1987 Black Dragon Fire (around 72,884 square kilometers)


The Black Dragon fire occurred in may 1987 in China and the Soviet Union. It was the largest wildfire in China in 300 years, destroying one-sixth of its timber reserves. 200 people lost their lives, 33,000 people became homeless, and it took 60,000 Chinese soldiers to put out the fire. The Chinese lost 3 million hectares of forest and the Soviet Union, which let the fire burn out naturally, lost 15 million hectares. 

1989 The Manitoba Fires (32800 km2)

The Manitoba fires in 1989 in Canada rendered 24,500 people homeless and it cost the Canadian government over $68 million CDN to suppress. The fire was so intense that the ash and soot it threw up rained down like snow. People could not see houses next door. Airports had to be closed down as the visibility was so poor. A combination of dry weather and soaring high temperatures caused 1157 fires.
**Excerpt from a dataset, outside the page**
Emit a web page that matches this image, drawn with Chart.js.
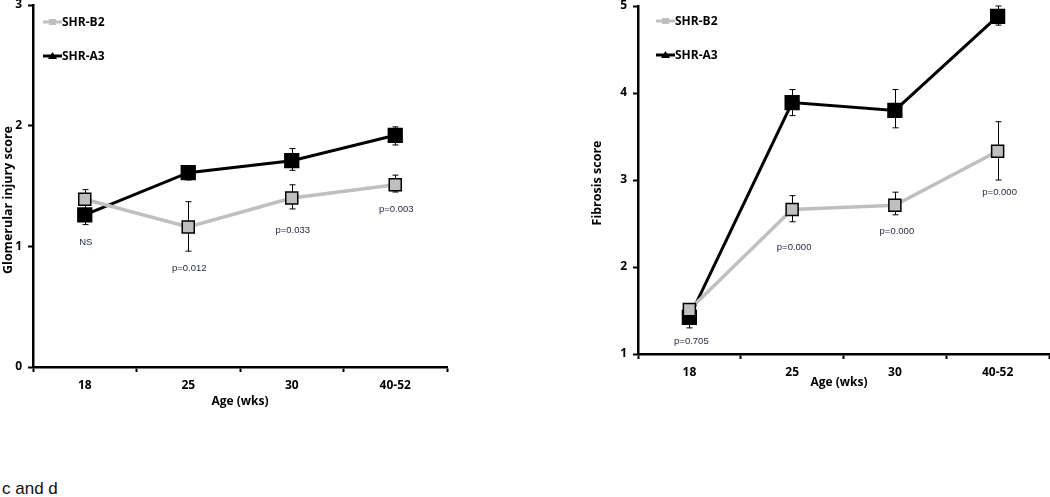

The Canadian government declared a general state of emergency to deal with the fires. 

The Great Fire of 1919 (Alberta and Saskatchewan) (2,023,000 ha) (20234 km2)


Fire researchers and historians consider this fire as one of the 10 largest in Canada’s history. On May 19th a wildfire broke out and ravaged the tinder dry boreal forest. The village of Lac La Biche was completely destroyed. Very few lives were lost due to the villagers who ran to the lake and covered themselves with wet blankets. The fire destroyed 2.8 miilion hectares of established forest reserves in that region.

1950 Chinchaga fire (1,400,000 ha) (14000 km2)

The Chinchaga fire was the biggest firestorm in North America. It burned in northern British Columbia and Alberta in the summer and early fall of 1950. According to local policy of that time, no measures were taken to stop the fire. It created the world’s largest smoke layer in the atmosphere known as the “1950 Great Smoke Pall”, observed over North America and Europe,making people see blue suns and moons. Animals felt the effect – cows needed to be milked at different times and birds were seen bedding down in daytime.

Great Fire of 1910 (1,214,057 ha) (12140 km2)

This firestorm lasted for two days and killed 87 people, mostly firefighters. The fire was started due to an extremely hot summer which led to an abundance of fire fuel and hot cinders flung from locomotives, sparks, lightning, and backfiring crews led to small fires raging in the region. On August 20, hurricane force winds combined hundreds of fires into two blazing infernos. The outcome of this wildfire was a new respect and awareness of forests as natural resources.

These wildfires burnt down millions of hectares of forests destroying all flora and fauna, killed off animals and humans in their path, and demolished thousands of years’ old ecosystems within minutes.They should be considered a lesson taught by nature to safeguard our natural resources.